-- begin Data excerpt --

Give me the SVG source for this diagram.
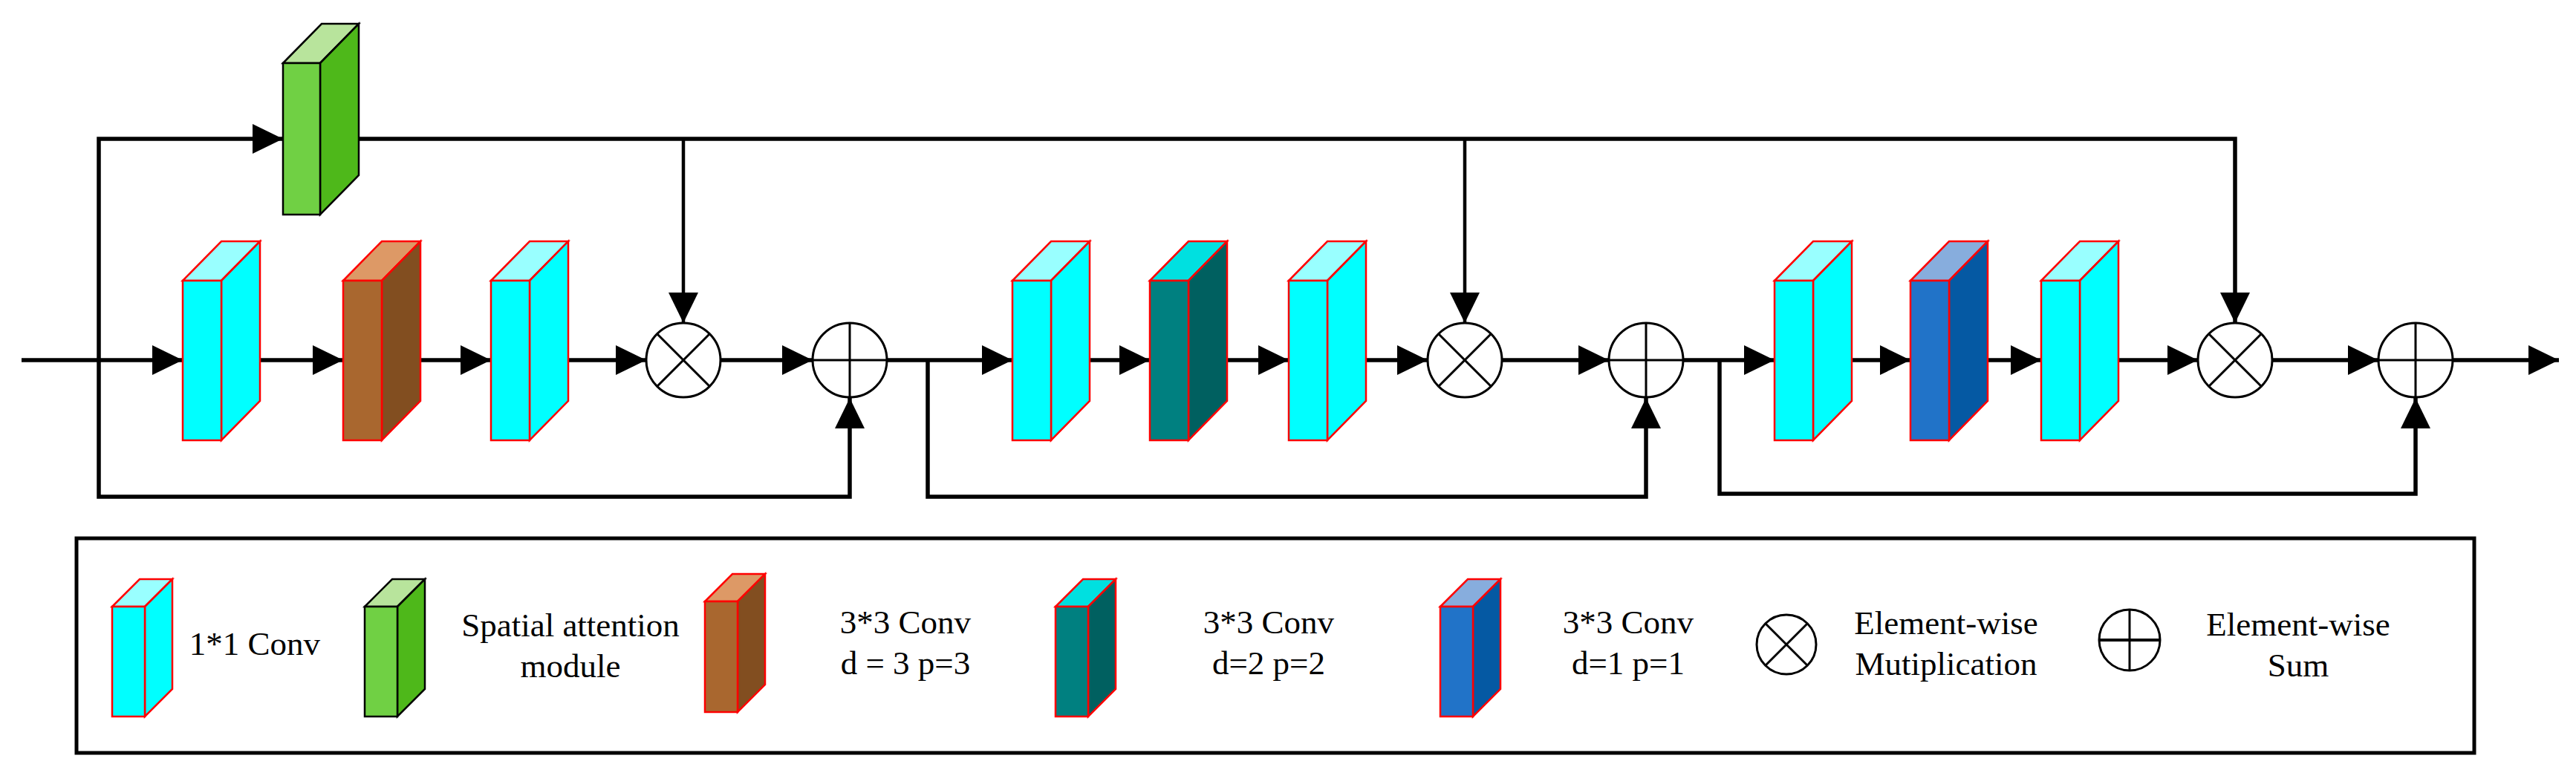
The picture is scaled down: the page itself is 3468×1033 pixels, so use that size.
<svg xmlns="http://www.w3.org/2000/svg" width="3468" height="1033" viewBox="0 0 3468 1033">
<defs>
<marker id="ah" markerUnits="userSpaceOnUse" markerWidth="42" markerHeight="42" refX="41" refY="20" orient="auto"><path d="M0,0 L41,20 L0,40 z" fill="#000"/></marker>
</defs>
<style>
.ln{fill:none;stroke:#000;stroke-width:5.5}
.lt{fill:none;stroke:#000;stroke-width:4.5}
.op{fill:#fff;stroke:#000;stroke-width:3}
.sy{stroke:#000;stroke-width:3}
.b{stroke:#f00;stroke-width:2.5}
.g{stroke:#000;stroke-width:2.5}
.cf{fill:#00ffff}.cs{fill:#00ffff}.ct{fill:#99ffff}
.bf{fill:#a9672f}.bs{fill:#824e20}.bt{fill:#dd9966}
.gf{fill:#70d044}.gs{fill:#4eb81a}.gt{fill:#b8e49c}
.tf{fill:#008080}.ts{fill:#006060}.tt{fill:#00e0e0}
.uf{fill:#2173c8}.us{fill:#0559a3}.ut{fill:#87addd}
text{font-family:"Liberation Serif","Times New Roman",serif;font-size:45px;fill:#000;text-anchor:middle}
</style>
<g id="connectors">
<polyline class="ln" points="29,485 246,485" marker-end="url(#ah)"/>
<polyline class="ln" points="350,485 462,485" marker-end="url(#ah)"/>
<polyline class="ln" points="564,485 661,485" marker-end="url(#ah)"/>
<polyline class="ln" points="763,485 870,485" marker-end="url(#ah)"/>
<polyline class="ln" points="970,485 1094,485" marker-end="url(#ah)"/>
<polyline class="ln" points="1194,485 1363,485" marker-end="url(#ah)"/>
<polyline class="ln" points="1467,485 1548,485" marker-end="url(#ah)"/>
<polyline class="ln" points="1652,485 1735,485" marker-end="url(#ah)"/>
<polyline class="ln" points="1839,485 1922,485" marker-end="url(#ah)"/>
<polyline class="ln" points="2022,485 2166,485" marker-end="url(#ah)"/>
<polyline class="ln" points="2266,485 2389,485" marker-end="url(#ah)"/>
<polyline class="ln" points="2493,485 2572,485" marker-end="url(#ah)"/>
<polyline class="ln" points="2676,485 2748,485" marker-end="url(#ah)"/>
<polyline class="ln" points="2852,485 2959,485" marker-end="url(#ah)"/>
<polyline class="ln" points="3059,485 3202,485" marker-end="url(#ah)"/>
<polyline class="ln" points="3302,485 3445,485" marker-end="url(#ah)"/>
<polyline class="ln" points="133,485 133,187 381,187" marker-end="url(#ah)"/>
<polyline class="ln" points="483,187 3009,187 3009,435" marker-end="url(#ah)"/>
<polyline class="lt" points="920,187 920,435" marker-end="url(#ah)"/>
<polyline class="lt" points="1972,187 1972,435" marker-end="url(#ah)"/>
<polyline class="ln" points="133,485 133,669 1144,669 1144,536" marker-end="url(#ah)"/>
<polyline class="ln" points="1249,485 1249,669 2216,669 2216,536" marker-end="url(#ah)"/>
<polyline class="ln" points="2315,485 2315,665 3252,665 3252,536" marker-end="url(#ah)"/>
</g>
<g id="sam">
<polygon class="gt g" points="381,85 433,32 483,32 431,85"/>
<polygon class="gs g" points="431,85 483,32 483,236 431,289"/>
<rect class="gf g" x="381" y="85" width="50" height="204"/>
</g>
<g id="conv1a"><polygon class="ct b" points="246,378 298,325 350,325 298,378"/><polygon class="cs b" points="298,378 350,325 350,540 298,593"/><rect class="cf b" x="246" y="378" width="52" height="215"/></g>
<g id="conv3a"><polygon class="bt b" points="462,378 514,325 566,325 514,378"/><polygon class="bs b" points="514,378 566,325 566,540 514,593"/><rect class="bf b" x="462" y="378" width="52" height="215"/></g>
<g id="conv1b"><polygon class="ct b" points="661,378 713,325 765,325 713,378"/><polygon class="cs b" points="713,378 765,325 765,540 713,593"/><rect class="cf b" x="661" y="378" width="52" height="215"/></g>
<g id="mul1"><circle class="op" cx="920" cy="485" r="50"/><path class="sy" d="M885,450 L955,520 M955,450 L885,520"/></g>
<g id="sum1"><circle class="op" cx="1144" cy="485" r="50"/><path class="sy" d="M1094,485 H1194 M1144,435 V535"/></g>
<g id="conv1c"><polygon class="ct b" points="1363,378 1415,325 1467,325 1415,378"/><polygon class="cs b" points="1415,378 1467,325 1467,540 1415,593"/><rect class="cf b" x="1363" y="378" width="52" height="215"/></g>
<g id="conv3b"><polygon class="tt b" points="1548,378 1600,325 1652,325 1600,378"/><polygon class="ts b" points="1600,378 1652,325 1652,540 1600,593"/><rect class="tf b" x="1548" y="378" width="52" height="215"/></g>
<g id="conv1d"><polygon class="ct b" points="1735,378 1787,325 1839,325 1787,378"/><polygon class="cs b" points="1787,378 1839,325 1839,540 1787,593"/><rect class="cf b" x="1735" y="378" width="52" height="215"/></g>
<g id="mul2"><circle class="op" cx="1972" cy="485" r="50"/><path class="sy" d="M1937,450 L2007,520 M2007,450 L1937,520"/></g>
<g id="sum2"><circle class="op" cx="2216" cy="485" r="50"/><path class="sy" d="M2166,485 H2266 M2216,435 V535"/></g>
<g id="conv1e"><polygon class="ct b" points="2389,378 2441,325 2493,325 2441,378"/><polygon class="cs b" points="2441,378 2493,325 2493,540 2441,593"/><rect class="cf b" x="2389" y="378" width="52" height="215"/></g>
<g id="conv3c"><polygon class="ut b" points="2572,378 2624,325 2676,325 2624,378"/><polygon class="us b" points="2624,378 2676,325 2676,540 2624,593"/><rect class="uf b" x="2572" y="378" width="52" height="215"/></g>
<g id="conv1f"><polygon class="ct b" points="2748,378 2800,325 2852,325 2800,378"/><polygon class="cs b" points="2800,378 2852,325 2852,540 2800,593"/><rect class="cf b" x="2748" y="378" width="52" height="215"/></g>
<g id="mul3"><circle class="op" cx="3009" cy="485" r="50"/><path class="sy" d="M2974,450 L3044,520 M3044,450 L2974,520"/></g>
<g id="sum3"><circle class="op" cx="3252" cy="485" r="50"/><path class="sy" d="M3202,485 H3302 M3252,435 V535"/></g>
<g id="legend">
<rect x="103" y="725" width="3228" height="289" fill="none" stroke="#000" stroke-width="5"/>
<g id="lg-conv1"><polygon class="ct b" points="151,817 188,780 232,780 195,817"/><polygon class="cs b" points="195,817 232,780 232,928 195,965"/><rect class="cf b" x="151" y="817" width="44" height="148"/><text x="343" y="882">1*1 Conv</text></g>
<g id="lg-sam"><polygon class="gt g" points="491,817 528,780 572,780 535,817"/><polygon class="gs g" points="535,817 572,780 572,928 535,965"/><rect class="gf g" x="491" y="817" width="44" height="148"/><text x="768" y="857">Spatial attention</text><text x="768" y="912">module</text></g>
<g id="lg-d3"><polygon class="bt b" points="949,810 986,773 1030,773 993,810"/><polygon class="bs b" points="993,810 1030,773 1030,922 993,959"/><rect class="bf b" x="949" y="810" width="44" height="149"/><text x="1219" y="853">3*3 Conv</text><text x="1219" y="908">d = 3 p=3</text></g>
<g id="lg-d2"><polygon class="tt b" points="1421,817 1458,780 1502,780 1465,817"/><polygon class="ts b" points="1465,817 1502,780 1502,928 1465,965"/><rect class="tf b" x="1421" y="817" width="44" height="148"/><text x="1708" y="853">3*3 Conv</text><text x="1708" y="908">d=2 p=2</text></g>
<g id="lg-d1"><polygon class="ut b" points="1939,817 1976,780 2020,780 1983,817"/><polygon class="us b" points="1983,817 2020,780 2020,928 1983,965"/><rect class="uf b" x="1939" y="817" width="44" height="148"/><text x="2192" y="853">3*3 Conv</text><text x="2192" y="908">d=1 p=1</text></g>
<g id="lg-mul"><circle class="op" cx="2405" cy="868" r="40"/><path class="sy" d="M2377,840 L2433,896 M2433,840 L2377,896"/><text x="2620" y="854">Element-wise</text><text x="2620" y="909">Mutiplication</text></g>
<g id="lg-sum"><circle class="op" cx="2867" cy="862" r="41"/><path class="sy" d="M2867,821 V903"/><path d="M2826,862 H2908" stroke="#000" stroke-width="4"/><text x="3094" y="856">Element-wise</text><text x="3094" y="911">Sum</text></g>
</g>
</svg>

-- end Data excerpt --

Problem requirements -> Write only the number of lines that include "size".

Problem solution -> 2